An Excerpt from the Jacket:

Can we trust our elected representatives or is public life so corrupted that we can no longer rely on governments to protect our interests or even our civil liberties? Is the current mood of public distrust justified or do we need to reevaluate our understanding of trust in the global age?

In this wide-ranging book, Russell Hardin sets out to dispel the myths surrounding the concept of trust in contemporary society and politics. He examines the growing literature on trust to analyze public concerns about declining levels of trust, both in our fellow citizens and our governments and their officials.

Hardin explores the various manifestations of trust and distrust in public life — from terrorism to the Internet, social capital to representative democracy. He shows that while today’s politicians may well be experiencing a decline in public confidence, this is nothing new; distrust in government characterized the work of leading liberal thinkers such as David Hume and James Madison. Their views, he contends, are as relevant today as they were in the eighteenth and nineteenth centuries and we should not, therefore, be distressed atthe apparent distrust of twenty-first century government. On a personal level, Hardin contends that the world in which we live is much more diverse and interconnected than that of our forebears and this will logically result in higher levels of personal trust and distrust between individuals.

An Excerpt from the Book:

Over the past decade or so trust has become a major worry of many scholars and pundits, very many of whom think trust is in decline in several of the advanced democracies, including Canada, Sweden, the United Kingdom, and the United States. To say that I trust you in some context is to say that I think you are or will be trustworthy toward me in that context. You might not be trustworthy toward others and you might not be trustworthy toward me in to me in other contexts. If we think trust is declining, therefore, we must suppose that trustworthiness, or at least perceived trustworthiness, is declining. The value of trustworthiness is that it makes social cooperation easier and even possible, so that its decline would entail losses of cooperativeness.
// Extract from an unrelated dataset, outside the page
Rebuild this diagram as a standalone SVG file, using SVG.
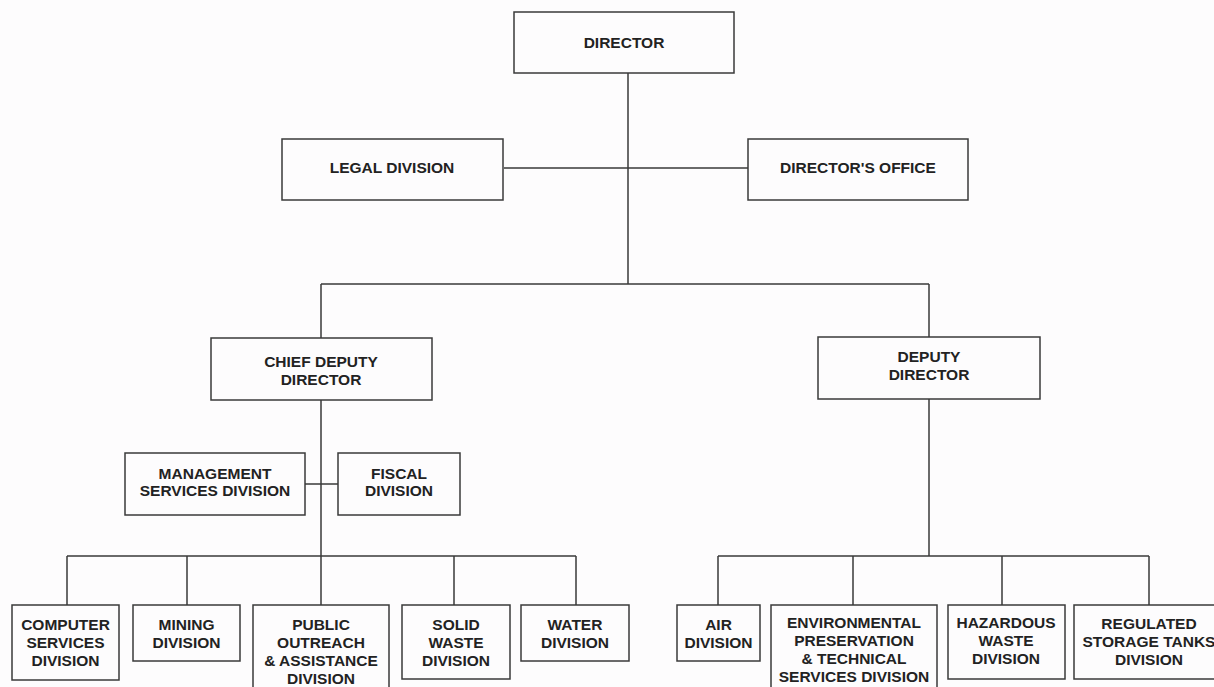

Most of the voluminous literature on declining trust sees it as a major problem independently of any account of trustworthiness — but surely, if there is a problem here it is with trustworthiness.

This point is commonly ignored by many scholars, who see our problem as a failure of trust rather than of trustworthiness, and who argue for increasing trust — somehow. Of course, we do not simply want to increase trust per se, because we should not trust the untrustworthy. If we attempt to cooperate with you on some matter and you take advantage of our efforts, we should not readily risk cooperating with you again, and we should not trust you on the relevant matter. I want to discuss what it might mean that trustworthiness seems, at least superficially and also when examined more carefully, to be in decline. And I want to discuss what it suggests we should do to increase trustworthiness and cooperativeness — if we can or should do anything.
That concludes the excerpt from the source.